I feel better, thanks. Carry on.

14 Comments:

  • OMG...you crack me up! I find that I un-friend those types...and it makes me feel bad but what's a girl to do?
    *This*, is classic..."Why should everyone believe what *your* bible says? Maybe you should read my bible, the menu at any local bar, and follow that to a T?" I just don't know how to tell my parents I am a follower of "Kiddo" LOL

    By Blogger walktrotcanter, at 9:58 PM  

  • Looks like you may have many followers! Tx

    By Blogger boy wonder?, at 3:39 AM  

  • I'm not a follower of any religion. And I'm pretty sure I can't be a follower of "Kiddo" either for fear it would only lead to AA (I'll get there soon enough as it is), jail (I haven't taken criminal procedure yet), fired, kicked out of law school, and make me a target of every evangelical person of every religion out there. And if one of them catches me when I'm smashed, lord only knows what sort of crazy cult they'll have me joining because when I'm smashed I get convinced to do the stupidest things. I could be at the airport with my head shaved passing out flowers. I just don't think I'd look good bald.

    By Blogger hot babe, at 7:23 AM  

  • You're hilarious. I get those types of crappy e-mails from my Grandma all the time. And even though it's my grandma...I still feel like sending her a nasty e-mail back afterwards as well.

    I could follow you Kiddo, but only if the initiation ritual includes throwing a drink in someone's face.

    By Blogger lynne, at 7:28 AM  

  • In these situations, I always think of 2 bumper stickers that I once saw on the same car. Both deal with the same subject:

    1. I'm sorry I missed church. I was busy practicing witchcraft and becoming a lesbian.

    2. I don't hate god. It's his sales people I can't stand.

    By Blogger ab, at 10:43 AM  

  • Ugh, religion........

    You've been tagged : )

    I promise I'll NEVER do this again.

    By Blogger potusol, at 2:29 PM  

  • Yuck. Bible beaters make me want to wretch. How about this one:

    "Isn't it funny how I claim to believe in jesus and follow his teachings, but in reality I'm a shallow judgemental half-wit who can't feel good about myself without making myself seem more righteous than others?"

    By Blogger dan, at 4:33 PM  

  • That Jani Lane comment is hilarious. Have you seen celebrity fit club?
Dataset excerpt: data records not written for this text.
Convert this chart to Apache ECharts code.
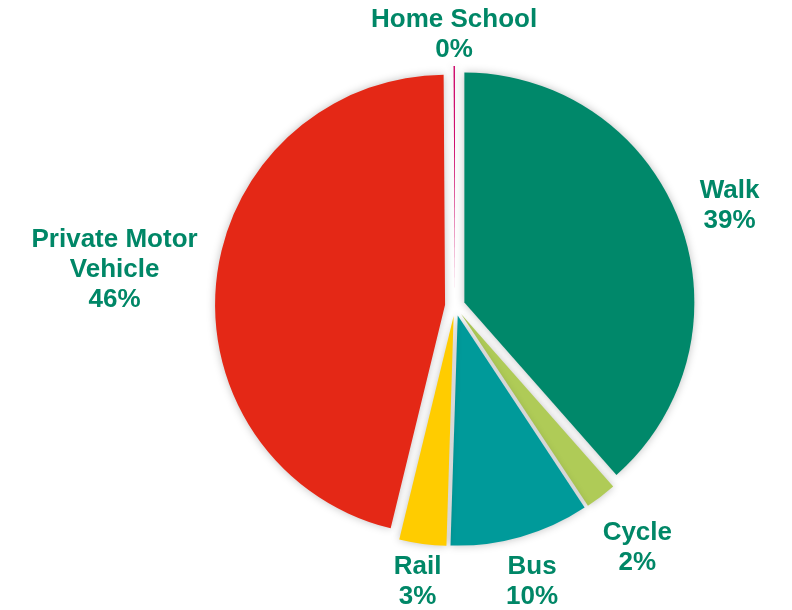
<!DOCTYPE html>
<html>
<head>
<meta charset="utf-8">
<script src="https://cdn.jsdelivr.net/npm/echarts@6/dist/echarts.min.js"></script>
<style>html,body{margin:0;padding:0;background:#fff}#c{width:792px;height:610px}</style>
</head>
<body>
<div id="c"></div>
<script>
var categories = ['Walk', 'Cycle', 'Bus', 'Rail', 'Private Motor\nVehicle', 'Home School'];
var values = [38.5, 2.2, 9.8, 3.3, 46.1, 0.1];
var colors = ['#00886A', '#AFCB57', '#009A9A', '#FFCC00', '#E42816', '#CC0066'];

var CX = 455, CY = 306, R = 230, OFFSET = 10, GAP = 15, MIN_GAP = 5;
var FONT_SIZE = 26, LINE_H = 30, LABEL_DY = 4;
var FONT = 'bold ' + FONT_SIZE + 'px "Liberation Sans", Arial, sans-serif';
var LABEL_COLOR = '#008767';
var TOP_LIMIT = 5, BOTTOM_LIMIT = 612;

var total = values.reduce(function (a, b) { return a + b; }, 0);
var ctx = document.createElement('canvas').getContext('2d');
ctx.font = FONT;

var labelTexts = categories.map(function (c, i) { return c + '\n' + Math.round(values[i]) + '%'; });
var graphics = [];
(function () {
  var cum = 0;
  for (var i = 0; i < values.length; i++) {
    var a = (cum + values[i] / 2) / total * Math.PI * 2;
    cum += values[i];
    var lines = labelTexts[i].split('\n');
    var w = 0;
    lines.forEach(function (l) { w = Math.max(w, ctx.measureText(l).width); });
    var h = lines.length * LINE_H;
    var ux = Math.sin(a), uy = -Math.cos(a);
    var ex = CX + ux * OFFSET, ey = CY + uy * OFFSET;
    var half = (Math.abs(ux) * w + Math.abs(uy) * h) / 2;
    var gap = GAP, x, y;
    for (;;) {
      var d = R + gap + half;
      x = ex + ux * d; y = ey + uy * d + LABEL_DY;
      if (y + h / 2 <= BOTTOM_LIMIT || gap <= MIN_GAP) break;
      gap -= 0.5;
    }
    y = Math.max(TOP_LIMIT + h / 2, Math.min(BOTTOM_LIMIT - h / 2, y));
    x = Math.max(3 + w / 2, Math.min(789 - w / 2, x));
    graphics.push({
      type: 'text',
      x: x, y: y,
      silent: true,
      style: {
        text: labelTexts[i],
        align: 'center',
        verticalAlign: 'middle',
        font: FONT,
        lineHeight: LINE_H,
        fill: LABEL_COLOR
      }
    });
  }
})();

var chart = echarts.init(document.getElementById('c'), null, {renderer: 'canvas'});
chart.setOption({
  animation: false,
  graphic: graphics,
  series: [{
    type: 'pie',
    center: [CX, CY],
    radius: [0, R],
    startAngle: 90,
    clockwise: true,
    selectedMode: 'multiple',
    selectedOffset: OFFSET,
    emphasis: {disabled: true},
    itemStyle: {
      borderWidth: 0,
      shadowBlur: 8,
      shadowColor: 'rgba(0,0,0,0.25)'
    },
    label: {show: false},
    labelLine: {show: false},
    data: categories.map(function (c, i) {
      return {name: c, value: values[i], selected: true, itemStyle: {color: colors[i]}};
    })
  }]
});
</script>
</body>
</html>
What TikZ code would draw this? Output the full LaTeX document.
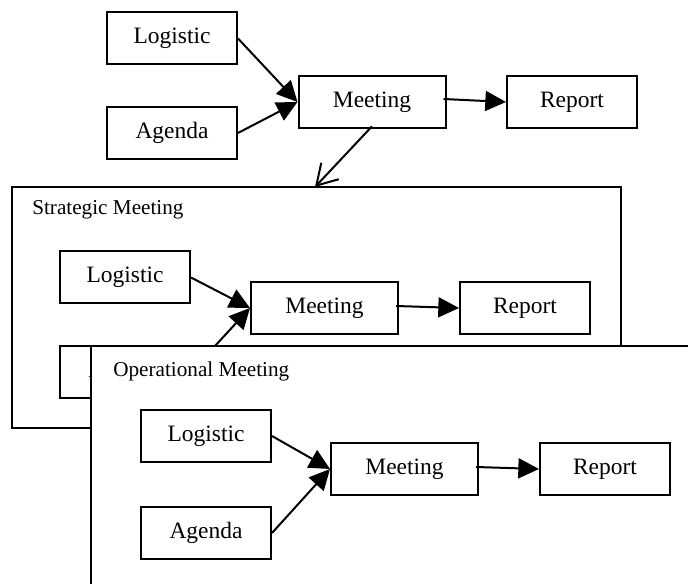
\documentclass[tikz,border=0pt]{standalone}
\usepackage{fontspec}
\setmainfont{Liberation Serif}
\usetikzlibrary{arrows.meta}
\begin{document}
\begin{tikzpicture}[x=0.75pt,y=-0.75pt,
  box/.style={draw, line width=1.5pt, minimum height=39pt, inner sep=0pt,
    text height=0.82em, text depth=0pt, font=\fontsize{17.6}{20}\selectfont, fill=white},
  sbox/.style={box, minimum width=97.5pt},
  mbox/.style={box, minimum width=110.25pt},
  flow/.style={line width=1.5pt, -{Triangle[length=15.5pt,width=15pt]}},
  link/.style={line width=1.5pt, -{Straight Barb[length=15pt,width=18pt,line width=1.5pt]}},
  frame/.style={draw, line width=1.5pt, fill=white},
  ftitle/.style={anchor=base west, inner sep=0pt, font=\fontsize{15.9}{18}\selectfont}]
\useasboundingbox (0,0) rectangle (688,584);
\clip (0,0) rectangle (688,584);

% top level
\node[sbox] (L1) at (172,38.5) {Logistic};
\node[sbox] (A1) at (172,133) {Agenda};
\node[mbox] (M1) at (372,102) {Meeting};
\node[sbox] (R1) at (572,102) {Report};
\draw[flow] (L1.east) -- (M1.west);
\draw[flow] (A1.east) -- (M1.west);
\draw[flow] ([shift={(-3,-3)}]M1.east) -- (R1.west);

% strategic frame
\draw[frame] (12,187) rectangle (621,428);
\coordinate (S) at (315,187);
\draw[link] ([yshift=2]M1.south) -- (S);
\node[ftitle] (ST) at (32,215) {Strategic Meeting};
\node[sbox] (L2) at (125,277.5) {Logistic};
\node[sbox] (A2) at (125,372) {Agenda};
\node[mbox] (M2) at (324.5,308) {Meeting};
\node[sbox] (R2) at (525,308) {Report};
\draw[flow] (L2.east) -- (M2.west);
\draw[flow] (A2.east) -- (M2.west);
\draw[flow] ([shift={(-3,-2)}]M2.east) -- (R2.west);

% operational frame
\draw[frame] (91,346) rectangle (720,620);
\node[ftitle] (OT) at (113,376) {Operational Meeting};
\node[sbox] (L3) at (206,436) {Logistic};
\node[sbox] (A3) at (206,533) {Agenda};
\node[mbox] (M3) at (404.5,469) {Meeting};
\node[sbox] (R3) at (605,469) {Report};
\draw[flow] (L3.east) -- (M3.west);
\draw[flow] (A3.east) -- (M3.west);
\draw[flow] ([shift={(-3,-2)}]M3.east) -- (R3.west);
\end{tikzpicture}
\end{document}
He's a hot mess!

    Oh and f those bible thumpers!

    By Blogger Biglug, at 7:16 PM  

  • But Kiddo, what if Microsoft/Old Navy/et.al. sends me $100 for each person I forward to, and the American Cancer Society will be able to cure 6-year old Isabella, and, God forbid, I implode/explode unless I forward the e-mail to 10 or 15 "friends" within one hour of receiving it???? I mean, honestly, the Divine Internet Chain Letter Christian Freaks are probably the only souls out there looking after my sorry ass! Now, go check your inbox. I just forwarded you a really cool inspirational Power Point with mountains and kittens and sunsets and oceans and shit...

    By Blogger zeppgoddess, at 7:47 PM  

  • Sing it sista!

    By Blogger katie, at 9:37 AM  

  • So what happens if you're wrong? What is Jesus is who he says he is?
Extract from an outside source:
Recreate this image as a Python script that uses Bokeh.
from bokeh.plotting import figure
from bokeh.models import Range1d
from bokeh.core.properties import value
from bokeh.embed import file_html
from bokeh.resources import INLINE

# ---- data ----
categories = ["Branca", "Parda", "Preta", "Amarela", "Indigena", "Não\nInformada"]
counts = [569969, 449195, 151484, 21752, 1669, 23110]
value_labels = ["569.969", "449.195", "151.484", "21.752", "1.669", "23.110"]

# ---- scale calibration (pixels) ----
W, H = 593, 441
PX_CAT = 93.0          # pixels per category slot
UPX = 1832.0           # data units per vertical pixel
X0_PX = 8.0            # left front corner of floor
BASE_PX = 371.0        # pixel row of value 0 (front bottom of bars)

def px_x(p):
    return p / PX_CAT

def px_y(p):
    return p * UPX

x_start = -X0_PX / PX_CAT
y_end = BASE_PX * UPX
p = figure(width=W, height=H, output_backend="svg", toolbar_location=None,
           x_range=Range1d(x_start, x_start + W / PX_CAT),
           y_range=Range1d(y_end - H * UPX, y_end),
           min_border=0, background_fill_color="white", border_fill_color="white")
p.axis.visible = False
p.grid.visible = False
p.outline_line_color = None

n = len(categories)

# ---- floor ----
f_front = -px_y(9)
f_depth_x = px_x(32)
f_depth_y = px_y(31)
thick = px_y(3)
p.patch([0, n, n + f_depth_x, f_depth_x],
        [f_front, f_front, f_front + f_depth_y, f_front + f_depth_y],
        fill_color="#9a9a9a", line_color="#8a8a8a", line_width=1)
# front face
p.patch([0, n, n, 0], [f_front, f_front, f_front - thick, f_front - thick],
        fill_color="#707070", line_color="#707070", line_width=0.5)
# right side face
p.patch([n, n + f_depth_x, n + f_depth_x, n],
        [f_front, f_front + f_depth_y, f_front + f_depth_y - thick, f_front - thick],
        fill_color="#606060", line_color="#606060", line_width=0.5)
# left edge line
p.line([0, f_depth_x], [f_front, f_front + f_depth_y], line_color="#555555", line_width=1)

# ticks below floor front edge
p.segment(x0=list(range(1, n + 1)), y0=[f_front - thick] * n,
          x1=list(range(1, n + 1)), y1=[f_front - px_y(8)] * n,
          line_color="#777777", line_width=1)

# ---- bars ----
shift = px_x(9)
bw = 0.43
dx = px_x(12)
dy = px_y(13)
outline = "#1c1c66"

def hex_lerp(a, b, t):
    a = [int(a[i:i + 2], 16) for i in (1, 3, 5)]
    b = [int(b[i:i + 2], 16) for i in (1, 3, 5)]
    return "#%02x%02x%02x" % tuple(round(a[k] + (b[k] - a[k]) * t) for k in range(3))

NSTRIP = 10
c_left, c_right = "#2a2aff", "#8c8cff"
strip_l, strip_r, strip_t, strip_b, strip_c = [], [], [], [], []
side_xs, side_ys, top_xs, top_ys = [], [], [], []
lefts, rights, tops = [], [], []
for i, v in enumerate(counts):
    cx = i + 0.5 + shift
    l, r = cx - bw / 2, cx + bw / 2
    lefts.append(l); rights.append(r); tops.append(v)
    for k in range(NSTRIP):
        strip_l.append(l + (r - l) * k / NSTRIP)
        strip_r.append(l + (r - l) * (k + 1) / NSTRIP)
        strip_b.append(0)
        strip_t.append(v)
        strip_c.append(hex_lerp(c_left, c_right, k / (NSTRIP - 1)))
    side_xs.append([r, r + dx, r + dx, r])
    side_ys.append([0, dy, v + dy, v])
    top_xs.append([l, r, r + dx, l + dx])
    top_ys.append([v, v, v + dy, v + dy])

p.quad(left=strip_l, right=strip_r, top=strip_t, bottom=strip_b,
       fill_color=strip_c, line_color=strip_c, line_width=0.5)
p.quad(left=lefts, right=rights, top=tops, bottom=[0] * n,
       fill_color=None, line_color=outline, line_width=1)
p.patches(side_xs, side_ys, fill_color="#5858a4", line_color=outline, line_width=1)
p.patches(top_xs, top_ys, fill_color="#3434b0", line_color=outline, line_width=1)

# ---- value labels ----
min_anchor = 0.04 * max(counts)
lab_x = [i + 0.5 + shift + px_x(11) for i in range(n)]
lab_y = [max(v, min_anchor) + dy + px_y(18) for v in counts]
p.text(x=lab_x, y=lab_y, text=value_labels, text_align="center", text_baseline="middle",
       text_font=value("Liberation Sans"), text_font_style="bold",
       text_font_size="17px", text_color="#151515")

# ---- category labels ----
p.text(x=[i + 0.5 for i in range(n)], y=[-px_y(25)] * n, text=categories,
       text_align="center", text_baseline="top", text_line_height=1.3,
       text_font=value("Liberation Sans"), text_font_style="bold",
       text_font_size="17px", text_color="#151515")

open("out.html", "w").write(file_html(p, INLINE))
    By Anonymous Anonymous, at 9:54 AM  

  • "What if Jesus is who he says he is??" Ummm...did you talk to him??

    Anyway, it's not about my being right or wrong - I just think people encompassing all religion to fit their specific faith/beliefs are wrong.
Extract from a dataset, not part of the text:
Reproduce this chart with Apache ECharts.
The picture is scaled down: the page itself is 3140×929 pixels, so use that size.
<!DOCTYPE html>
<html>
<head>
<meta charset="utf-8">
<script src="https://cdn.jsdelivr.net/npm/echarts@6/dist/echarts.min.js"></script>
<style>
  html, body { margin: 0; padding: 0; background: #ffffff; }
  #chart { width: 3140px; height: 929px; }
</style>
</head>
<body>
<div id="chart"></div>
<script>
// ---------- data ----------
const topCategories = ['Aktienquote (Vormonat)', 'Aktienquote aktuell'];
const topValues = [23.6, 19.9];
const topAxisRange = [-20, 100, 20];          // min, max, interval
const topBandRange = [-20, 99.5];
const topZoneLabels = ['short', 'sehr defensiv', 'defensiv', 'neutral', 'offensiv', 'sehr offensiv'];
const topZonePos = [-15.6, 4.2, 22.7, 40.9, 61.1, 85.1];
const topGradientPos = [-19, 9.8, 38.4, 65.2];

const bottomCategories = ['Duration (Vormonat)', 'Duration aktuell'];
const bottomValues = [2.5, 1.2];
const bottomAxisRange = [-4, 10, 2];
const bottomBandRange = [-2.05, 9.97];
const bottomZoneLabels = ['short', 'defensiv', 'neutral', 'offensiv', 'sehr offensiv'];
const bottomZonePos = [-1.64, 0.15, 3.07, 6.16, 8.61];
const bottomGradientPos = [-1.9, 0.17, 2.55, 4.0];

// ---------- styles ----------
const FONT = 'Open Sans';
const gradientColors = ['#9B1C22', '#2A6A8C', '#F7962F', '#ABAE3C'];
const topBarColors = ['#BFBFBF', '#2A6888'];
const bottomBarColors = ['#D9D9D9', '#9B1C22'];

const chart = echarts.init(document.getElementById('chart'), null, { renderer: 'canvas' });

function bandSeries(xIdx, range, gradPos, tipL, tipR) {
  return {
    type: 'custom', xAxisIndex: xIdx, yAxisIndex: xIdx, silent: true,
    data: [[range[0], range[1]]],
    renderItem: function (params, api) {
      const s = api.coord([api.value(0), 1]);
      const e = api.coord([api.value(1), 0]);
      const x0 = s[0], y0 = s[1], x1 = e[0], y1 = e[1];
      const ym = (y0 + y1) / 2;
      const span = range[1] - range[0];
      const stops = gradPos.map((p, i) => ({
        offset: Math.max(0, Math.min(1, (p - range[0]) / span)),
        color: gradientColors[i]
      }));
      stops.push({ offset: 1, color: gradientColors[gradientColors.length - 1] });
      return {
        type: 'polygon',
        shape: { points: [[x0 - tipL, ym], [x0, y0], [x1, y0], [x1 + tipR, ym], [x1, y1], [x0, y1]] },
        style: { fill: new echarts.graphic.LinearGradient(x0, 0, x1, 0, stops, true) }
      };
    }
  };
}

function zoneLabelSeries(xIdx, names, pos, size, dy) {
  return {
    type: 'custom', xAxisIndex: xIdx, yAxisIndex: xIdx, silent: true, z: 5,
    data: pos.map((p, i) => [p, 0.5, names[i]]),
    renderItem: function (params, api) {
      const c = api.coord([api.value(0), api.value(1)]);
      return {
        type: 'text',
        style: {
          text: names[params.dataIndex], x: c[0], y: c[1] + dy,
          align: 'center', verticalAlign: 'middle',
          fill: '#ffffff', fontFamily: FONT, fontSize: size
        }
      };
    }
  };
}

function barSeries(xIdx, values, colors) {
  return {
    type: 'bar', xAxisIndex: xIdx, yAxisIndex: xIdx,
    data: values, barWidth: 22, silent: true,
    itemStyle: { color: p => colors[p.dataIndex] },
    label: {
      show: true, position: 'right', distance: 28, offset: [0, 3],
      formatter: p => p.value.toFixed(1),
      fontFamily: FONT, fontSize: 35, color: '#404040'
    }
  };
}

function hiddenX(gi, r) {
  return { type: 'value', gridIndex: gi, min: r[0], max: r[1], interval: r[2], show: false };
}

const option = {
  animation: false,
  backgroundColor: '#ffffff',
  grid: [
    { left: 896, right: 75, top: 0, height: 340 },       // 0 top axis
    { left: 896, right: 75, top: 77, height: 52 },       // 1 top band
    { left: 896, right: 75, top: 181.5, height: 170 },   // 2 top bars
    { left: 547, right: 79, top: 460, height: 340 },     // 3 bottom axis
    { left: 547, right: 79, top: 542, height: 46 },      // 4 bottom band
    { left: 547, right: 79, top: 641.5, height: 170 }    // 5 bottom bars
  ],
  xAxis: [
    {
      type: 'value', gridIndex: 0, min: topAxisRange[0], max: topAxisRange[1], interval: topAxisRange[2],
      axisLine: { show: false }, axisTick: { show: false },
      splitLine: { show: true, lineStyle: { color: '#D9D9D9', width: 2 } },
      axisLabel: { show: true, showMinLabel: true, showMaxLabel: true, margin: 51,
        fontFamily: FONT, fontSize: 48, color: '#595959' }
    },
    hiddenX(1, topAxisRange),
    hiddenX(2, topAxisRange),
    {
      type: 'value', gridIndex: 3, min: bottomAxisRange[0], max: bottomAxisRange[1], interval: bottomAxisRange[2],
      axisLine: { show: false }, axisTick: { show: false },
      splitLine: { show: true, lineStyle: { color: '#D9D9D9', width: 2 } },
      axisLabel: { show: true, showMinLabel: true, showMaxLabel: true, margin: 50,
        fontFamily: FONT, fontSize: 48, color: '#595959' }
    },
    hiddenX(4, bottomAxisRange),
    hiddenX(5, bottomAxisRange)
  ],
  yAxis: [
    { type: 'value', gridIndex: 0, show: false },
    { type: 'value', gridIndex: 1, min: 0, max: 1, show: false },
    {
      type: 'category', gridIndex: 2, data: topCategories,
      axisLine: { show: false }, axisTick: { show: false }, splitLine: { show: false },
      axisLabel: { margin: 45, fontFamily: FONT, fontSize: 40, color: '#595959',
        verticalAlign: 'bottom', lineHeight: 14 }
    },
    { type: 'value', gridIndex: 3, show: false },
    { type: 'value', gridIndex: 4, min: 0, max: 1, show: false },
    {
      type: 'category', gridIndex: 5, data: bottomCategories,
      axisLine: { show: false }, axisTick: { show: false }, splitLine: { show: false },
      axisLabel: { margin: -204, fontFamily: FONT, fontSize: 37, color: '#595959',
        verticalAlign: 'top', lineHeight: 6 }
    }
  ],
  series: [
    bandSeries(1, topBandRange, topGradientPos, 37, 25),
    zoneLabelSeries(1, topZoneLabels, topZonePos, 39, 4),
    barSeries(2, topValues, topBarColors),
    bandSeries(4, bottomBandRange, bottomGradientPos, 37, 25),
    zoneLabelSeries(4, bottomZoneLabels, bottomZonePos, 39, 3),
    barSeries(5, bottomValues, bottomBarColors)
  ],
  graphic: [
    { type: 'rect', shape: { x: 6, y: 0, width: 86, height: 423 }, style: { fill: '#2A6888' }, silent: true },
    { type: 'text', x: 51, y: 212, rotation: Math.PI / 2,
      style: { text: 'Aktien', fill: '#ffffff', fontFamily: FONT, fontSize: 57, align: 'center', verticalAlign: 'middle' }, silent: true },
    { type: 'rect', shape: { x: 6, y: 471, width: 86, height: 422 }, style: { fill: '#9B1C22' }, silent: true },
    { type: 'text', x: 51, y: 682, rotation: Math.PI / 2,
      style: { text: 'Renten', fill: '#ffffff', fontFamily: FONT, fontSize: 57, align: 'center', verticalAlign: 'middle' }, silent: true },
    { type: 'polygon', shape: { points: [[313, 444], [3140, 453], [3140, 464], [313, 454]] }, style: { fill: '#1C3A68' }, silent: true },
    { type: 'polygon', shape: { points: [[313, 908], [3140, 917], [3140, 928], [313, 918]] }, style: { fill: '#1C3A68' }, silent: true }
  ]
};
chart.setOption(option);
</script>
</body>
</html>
    Whatever happened to the Golden Rule....Do unto others? So there!!

    By Blogger Kiddo78, at 2:11 PM  

  • Whatever happened to the "Golden Rule"? It's still there...in the bible. Luke 6:31 "Do unto others as you would have them do unto you." I came across your blog by blog jumping (next blog button). I'm a Christian, but not offended by your writings. Amused and always interested in the thoughts of others. I try not to judge and I hope you won't judge all Christians by the actions and voices of only some. Keep writing and keep an open mind. You're funny and insightful.
    Mom of 3

    By Anonymous Jackie, at 7:42 PM  

  • So what happens to you (Anonymous) if Kiddo is right? What if JC is not who everyone says he is?